In the listing below, pick out lines with "React".

▶ **Entries**:
● ● ●

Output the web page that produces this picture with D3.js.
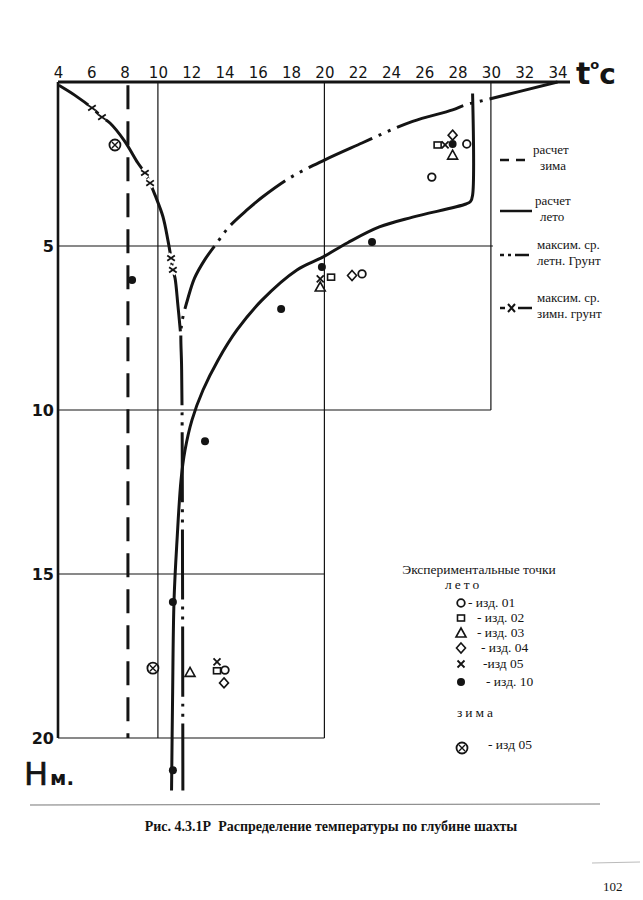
<!DOCTYPE html>
<html><head><meta charset="utf-8">
<script src="https://cdn.jsdelivr.net/npm/d3@7"></script>
<style>body{margin:0;background:#fff}svg{display:block}</style>
</head><body>
<script>
// ---------- data ----------
const tempTicks = [4,6,8,10,12,14,16,18,20,22,24,26,28,30,32,34];
const depthTicks = [5,10,15,20];
// calculated winter (constant)
const calcWinter = [[8.2,0.1],[8.2,20]];
// calculated summer
const calcSummer = [[28.9,0.35],[28.9,3.45],[28.78,3.64],[28.5,3.72],[25.3,4.12],[23.3,4.42],[21.4,4.9],[19.9,5.34],[18.35,5.73],[16.25,6.65],[14.75,7.56],[13.61,8.48],[12.71,9.39],[12.05,10.3],[11.63,11.22],[11.39,12.13],[11.15,13.96],[10.97,15.79],[10.88,18.84],[10.82,21.6]];
// max average summer ground
const groundSummer = [[34,0],[29.65,0.55],[28.45,0.7],[27.7,0.85],[25.3,1.2],[23.3,1.62],[22.26,1.86],[20,2.38],[18,2.9],[16.3,3.5],[15.35,3.9],[14.3,4.4],[13.55,4.9],[12.8,5.43],[12.2,5.98],[11.8,6.6],[11.45,7.3],[11.38,7.7],[11.42,8.6],[11.45,10],[11.48,15],[11.5,21.6]];
// max average winter ground
const groundWinter = [[4.05,0.1],[5.0,0.4],[6.04,0.79],[6.64,1.07],[7.12,1.25],[8.0,1.8],[8.8,2.47],[9.22,2.77],[9.53,3.08],[9.83,3.45],[10.3,4.1],[10.6,4.82],[10.79,5.37],[10.9,5.73],[11.03,5.98],[11.2,6.8],[11.35,7.6]];
const groundWinterMarks = [[6.04,0.79],[6.64,1.07],[9.22,2.77],[9.53,3.08],[10.79,5.37],[10.9,5.73]];
// experimental points, summer
const izd01 = [[28.55,1.89],[26.45,2.9],[22.26,5.85],[14.03,17.93]];
const izd02 = [[26.8,1.92],[20.4,5.95],[13.55,17.95]];
const izd03 = [[27.7,2.23],[19.75,6.25],[11.93,18.0]];
const izd04 = [[27.7,1.62],[21.66,5.9],[13.97,18.32]];
const izd05 = [[27.25,1.92],[19.75,6.0],[13.55,17.68]];
const izd10 = [[27.7,1.89],[22.86,4.88],[19.85,5.64],[17.4,6.92],[8.45,6.04],[12.83,10.95],[10.9,15.85],[10.9,20.98]];
// experimental points, winter
const izd05w = [[7.42,1.92],[9.7,17.87]];

// ---------- drawing ----------
const W=643,H=900, ink="#141414";
const svg=d3.select("body").append("svg").attr("width",W).attr("height",H);
const x=d3.scaleLinear().domain([4,34]).range([58,557.5]);
const y=d3.scaleLinear().domain([0,20]).range([82,738]);

// grid
const grid=svg.append("g").attr("stroke",ink).attr("stroke-width",1.2);
grid.append("line").attr("x1",x(10)).attr("x2",x(10)).attr("y1",y(0)).attr("y2",y(20));
grid.append("line").attr("x1",x(20)).attr("x2",x(20)).attr("y1",y(0)).attr("y2",y(20));
grid.append("line").attr("x1",x(30)).attr("x2",x(30)).attr("y1",y(0)).attr("y2",y(10));
grid.append("line").attr("x1",x(4)).attr("x2",x(30)+2).attr("y1",y(5)).attr("y2",y(5));
grid.append("line").attr("x1",x(4)).attr("x2",x(30)).attr("y1",y(10)).attr("y2",y(10));
grid.append("line").attr("x1",x(4)).attr("x2",x(20)).attr("y1",y(15)).attr("y2",y(15));
grid.append("line").attr("x1",x(4)).attr("x2",x(20)).attr("y1",y(20)).attr("y2",y(20));

// axes
const topAxis=svg.append("g").attr("transform",`translate(0,${y(0)})`)
  .call(d3.axisTop(x).tickValues(tempTicks).tickSize(0).tickPadding(4).tickFormat(d3.format("d")));
topAxis.select(".domain").remove();
topAxis.selectAll("text").attr("font-family","DejaVu Sans").attr("font-size",15).attr("fill",ink);
svg.append("line").attr("x1",x(4)).attr("x2",570).attr("y1",y(0)).attr("y2",y(0)).attr("stroke",ink).attr("stroke-width",3);
svg.append("line").attr("x1",x(4)).attr("x2",x(4)).attr("y1",y(0)).attr("y2",y(20)).attr("stroke",ink).attr("stroke-width",2.6);
const leftAxis=svg.append("g").attr("transform",`translate(${x(4)},0)`)
  .call(d3.axisLeft(y).tickValues(depthTicks).tickSize(0).tickPadding(4).tickFormat(d3.format("d")));
leftAxis.select(".domain").remove();
leftAxis.selectAll("text").attr("font-family","DejaVu Sans").attr("font-weight","bold").attr("font-size",16).attr("fill",ink);

// unit labels
const tl=svg.append("text").attr("x",576).attr("y",84).attr("font-family","DejaVu Sans").attr("font-weight","bold").attr("fill",ink);
tl.append("tspan").attr("font-size",30).text("t");
tl.append("tspan").attr("font-size",13).attr("dy",-15).text("o");
tl.append("tspan").attr("font-size",28).attr("dy",15).text("c");
const hl=svg.append("text").attr("x",24).attr("y",785).attr("font-family","DejaVu Sans").attr("fill",ink);
hl.append("tspan").attr("font-size",32).attr("stroke",ink).attr("stroke-width",0.6).text("Н");
hl.append("tspan").attr("font-size",20).attr("dx",2).attr("font-weight","bold").text("м.");

// curves
const line=d3.line().x(d=>x(d[0])).y(d=>y(d[1])).curve(d3.curveCatmullRom.alpha(0.5));
svg.append("path").attr("d",line(calcWinter)).attr("fill","none").attr("stroke",ink).attr("stroke-width",3).attr("stroke-dasharray","24,12");
svg.append("path").attr("d",line(calcSummer)).attr("fill","none").attr("stroke",ink).attr("stroke-width",3);
svg.append("path").attr("d",line(groundSummer)).attr("fill","none").attr("stroke",ink).attr("stroke-width",3).attr("stroke-dasharray","70,7,3,7,3,7");
svg.append("path").attr("d",line(groundWinter)).attr("fill","none").attr("stroke",ink).attr("stroke-width",3);

// marker helpers
function xMark(g,cx,cy,s){
  const p=`M${cx-s},${cy-s*0.7}L${cx+s},${cy+s*0.7}M${cx+s},${cy-s*0.7}L${cx-s},${cy+s*0.7}`;
  g.append("path").attr("d",p).attr("stroke","#fff").attr("stroke-width",7);
  g.append("path").attr("d",p).attr("stroke",ink).attr("stroke-width",1.8);
}
function marker(g,type,cx,cy){
  if(type==="circle") g.append("circle").attr("cx",cx).attr("cy",cy).attr("r",3.8).attr("fill","#fff").attr("stroke",ink).attr("stroke-width",1.8);
  else if(type==="square") g.append("rect").attr("x",cx-3.5).attr("y",cy-3).attr("width",7).attr("height",6).attr("fill","#fff").attr("stroke",ink).attr("stroke-width",1.6);
  else if(type==="triangle") g.append("path").attr("d",`M${cx},${cy-5}L${cx+5},${cy+4}L${cx-5},${cy+4}Z`).attr("fill","#fff").attr("stroke",ink).attr("stroke-width",1.6);
  else if(type==="diamond") g.append("path").attr("d",`M${cx},${cy-5}L${cx+4.5},${cy}L${cx},${cy+5}L${cx-4.5},${cy}Z`).attr("fill","#fff").attr("stroke",ink).attr("stroke-width",1.6);
  else if(type==="x"){ const p=`M${cx-3.5},${cy-3.5}L${cx+3.5},${cy+3.5}M${cx+3.5},${cy-3.5}L${cx-3.5},${cy+3.5}`; g.append("path").attr("d",p).attr("stroke",ink).attr("stroke-width",1.8);}
  else if(type==="dot") g.append("circle").attr("cx",cx).attr("cy",cy).attr("r",4).attr("fill",ink);
  else if(type==="otimes"){ g.append("circle").attr("cx",cx).attr("cy",cy).attr("r",5.5).attr("fill","#fff").attr("stroke",ink).attr("stroke-width",1.8);
    g.append("path").attr("d",`M${cx-3},${cy-3}L${cx+3},${cy+3}M${cx+3},${cy-3}L${cx-3},${cy+3}`).attr("stroke",ink).attr("stroke-width",1.4);}
}
const mk=svg.append("g");
groundWinterMarks.forEach(d=>xMark(mk,x(d[0]),y(d[1]),3.8));
[["circle",izd01],["square",izd02],["triangle",izd03],["diamond",izd04],["x",izd05],["dot",izd10],["otimes",izd05w]]
  .forEach(([t,arr])=>arr.forEach(d=>marker(mk,t,x(d[0]),y(d[1]))));

// right legend (lines)
const serif="Liberation Serif";
const lg=svg.append("g").attr("font-family",serif).attr("font-size",13).attr("fill",ink);
const L=[{y:160,dash:"9,7",t:["расчет","зима"],tx:[533,540]},
         {y:211,dash:null,t:["расчет","лето"],tx:[535,540]},
         {y:255,dash:"4,4,3,4,14",t:["максим. ср.","летн. Грунт"],tx:[537,537]},
         {y:308,dash:"x",t:["максим. ср.","зимн. грунт"],tx:[537,537]}];
L.forEach(o=>{
  if(o.dash==="x"){
    lg.append("line").attr("x1",500).attr("x2",505).attr("y1",o.y).attr("y2",o.y).attr("stroke",ink).attr("stroke-width",2.5);
    lg.append("line").attr("x1",518).attr("x2",532).attr("y1",o.y).attr("y2",o.y).attr("stroke",ink).attr("stroke-width",2.5);
    lg.append("path").attr("d",`M508,${o.y-4}L515,${o.y+4}M515,${o.y-4}L508,${o.y+4}`).attr("stroke",ink).attr("stroke-width",2);
  } else {
    lg.append("line").attr("x1",500).attr("x2",532).attr("y1",o.y).attr("y2",o.y).attr("stroke",ink).attr("stroke-width",2.5).attr("stroke-dasharray",o.dash);
  }
  lg.append("text").attr("x",o.tx[0]).attr("y",o.y-6).text(o.t[0]);
  lg.append("text").attr("x",o.tx[1]).attr("y",o.y+10).text(o.t[1]);
});

// experimental legend
const eg=svg.append("g").attr("font-family",serif).attr("font-size",13.5).attr("fill",ink);
eg.append("text").attr("x",479).attr("y",574).attr("text-anchor","middle").text("Экспериментальные точки");
eg.append("text").attr("x",445).attr("y",589).attr("letter-spacing",3).text("лето");
const items=[["circle",603,"- изд. 01",468],["square",618,"- изд. 02",477],["triangle",633,"- изд. 03",477],["diamond",648,"- изд. 04",481],["x",664,"-изд 05",483],["dot",682,"- изд. 10",486]];
items.forEach(([t,yy,lab,tx])=>{ marker(eg,t,461,yy); eg.append("text").attr("x",tx).attr("y",yy+4).text(lab); });
eg.append("text").attr("x",457).attr("y",717).attr("letter-spacing",3).text("зима");
marker(eg,"otimes",462,748); eg.append("text").attr("x",488).attr("y",749).text("- изд 05");

// page elements
svg.append("line").attr("x1",30).attr("x2",600).attr("y1",805).attr("y2",804).attr("stroke","#777").attr("stroke-width",1);
svg.append("line").attr("x1",592).attr("x2",640).attr("y1",863).attr("y2",862).attr("stroke","#bbb").attr("stroke-width",1);
svg.append("text").attr("x",331).attr("y",831).attr("text-anchor","middle").attr("font-family",serif).attr("font-weight","bold").attr("font-size",14).attr("fill",ink)
  .attr("xml:space","preserve").text("Рис. 4.3.1Р  Распределение температуры по глубине шахты");
svg.append("text").attr("x",603).attr("y",891).attr("font-family",serif).attr("font-size",13).attr("fill",ink).text("102");
</script>
</body></html>
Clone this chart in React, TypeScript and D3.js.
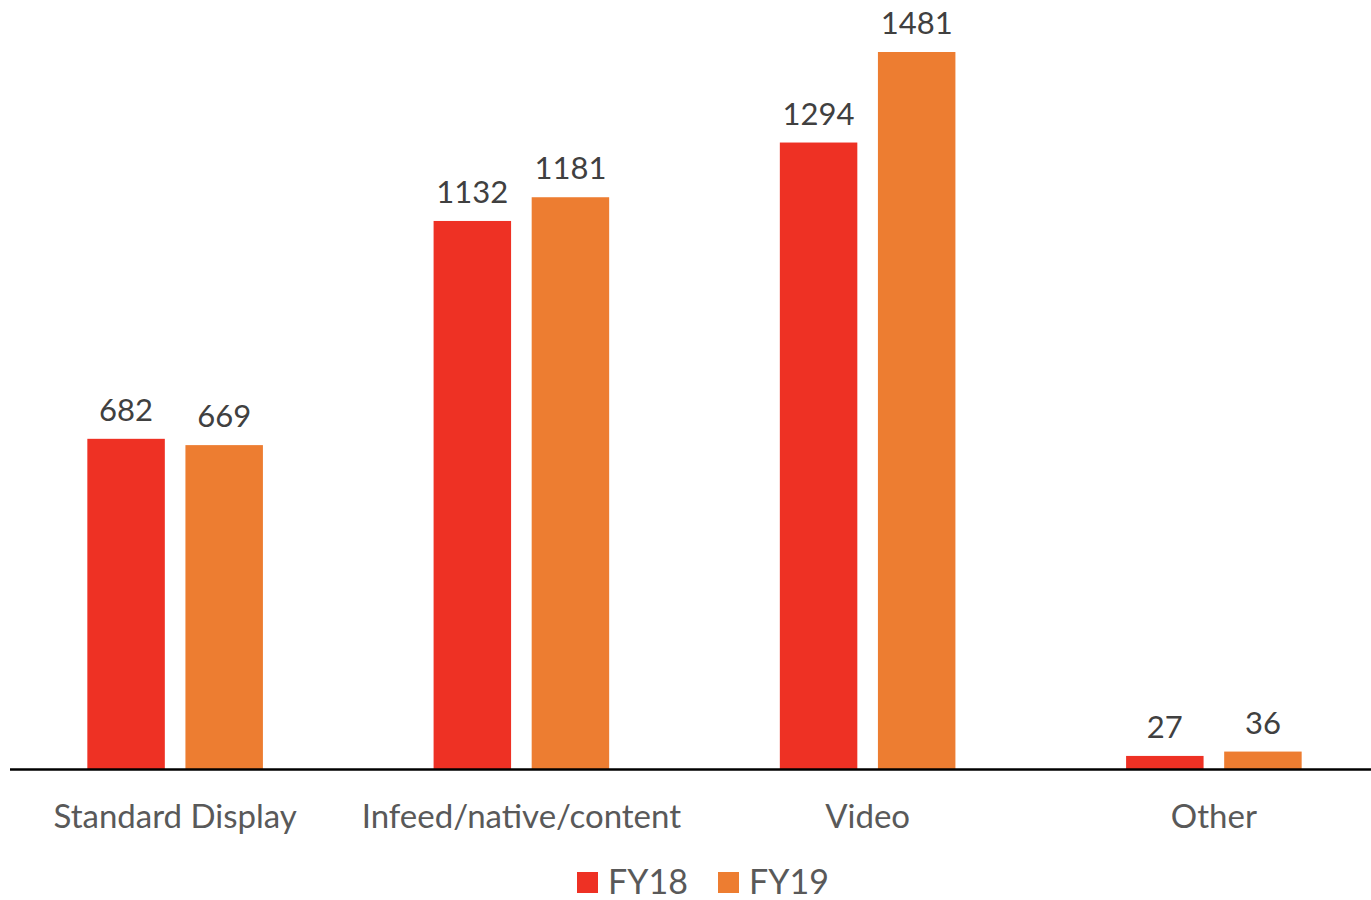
import React, { useEffect, useRef } from "react";
import * as d3 from "d3";

const categories = ["Standard Display", "Infeed/native/content", "Video", "Other"];
const seriesNames = ["FY18", "FY19"];
const fy18 = [682, 1132, 1294, 27];
const fy19 = [669, 1181, 1481, 36];
const colors = ["#EE3124", "#ED7D31"];

const W = 1371;
const H = 900;
const FONT = "Lato, 'Open Sans', sans-serif";

export default function App() {
  const ref = useRef<SVGSVGElement>(null);

  useEffect(() => {
    const svg = d3.select(ref.current);
    svg.selectAll("*").remove();

    const baseline = 769;
    const x = d3.scaleBand<string>().domain(categories).range([2, 1387]).paddingInner(0).paddingOuter(0);
    const inner = d3.scaleBand<string>().domain(seriesNames).range([0, x.bandwidth()]).paddingInner(0.21).paddingOuter(0.87);
    const y = d3.scaleLinear().domain([0, 1481]).range([baseline, 52]);

    const rows = categories.map((c, i) => ({ cat: c, vals: [fy18[i], fy19[i]] }));

    const g = svg.append("g");
    const groups = g.selectAll("g.cat").data(rows).join("g").attr("transform", (d) => `translate(${x(d.cat)},0)`);

    groups
      .selectAll("rect")
      .data((d) => d.vals.map((v, j) => ({ key: seriesNames[j], v, j })))
      .join("rect")
      .attr("x", (d) => inner(d.key)!)
      .attr("width", inner.bandwidth())
      .attr("y", (d) => y(d.v))
      .attr("height", (d) => baseline - y(d.v))
      .attr("fill", (d) => colors[d.j]);

    groups
      .selectAll("text.val")
      .data((d) => d.vals.map((v, j) => ({ key: seriesNames[j], v, j })))
      .join("text")
      .attr("class", "val")
      .attr("x", (d) => inner(d.key)! + inner.bandwidth() / 2)
      .attr("y", (d) => y(d.v) - 18)
      .attr("text-anchor", "middle")
      .attr("font-family", FONT)
      .attr("font-size", 31)
      .attr("fill", "#404040")
      .text((d) => String(d.v));

    // category axis line
    g.append("line")
      .attr("x1", 10)
      .attr("x2", W)
      .attr("y1", baseline + 0.5)
      .attr("y2", baseline + 0.5)
      .attr("stroke", "#000")
      .attr("stroke-width", 2.5);

    groups
      .append("text")
      .attr("x", x.bandwidth() / 2)
      .attr("y", 828)
      .attr("text-anchor", "middle")
      .attr("font-family", FONT)
      .attr("font-size", 33)
      .attr("fill", "#595959")
      .text((d) => d.cat);

    // legend
    const legend = g.append("g");
    const legendX = [577, 718];
    seriesNames.forEach((s, j) => {
      legend
        .append("rect")
        .attr("x", legendX[j])
        .attr("y", 872)
        .attr("width", 21)
        .attr("height", 21)
        .attr("fill", colors[j]);
      legend
        .append("text")
        .attr("x", legendX[j] + 31)
        .attr("y", 894)
        .attr("font-family", FONT)
        .attr("font-size", 34)
        .attr("fill", "#595959")
        .text(s);
    });
  }, []);

  return (
    <svg
      ref={ref}
      width={W}
      height={H}
      style={{ position: "absolute", left: 0, top: 0, background: "#fff" }}
    />
  );
}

● ● ●

▶ **Solution to this task**:
Clone this chart in React, TypeScript and D3.js.
import React, { useEffect, useRef } from "react";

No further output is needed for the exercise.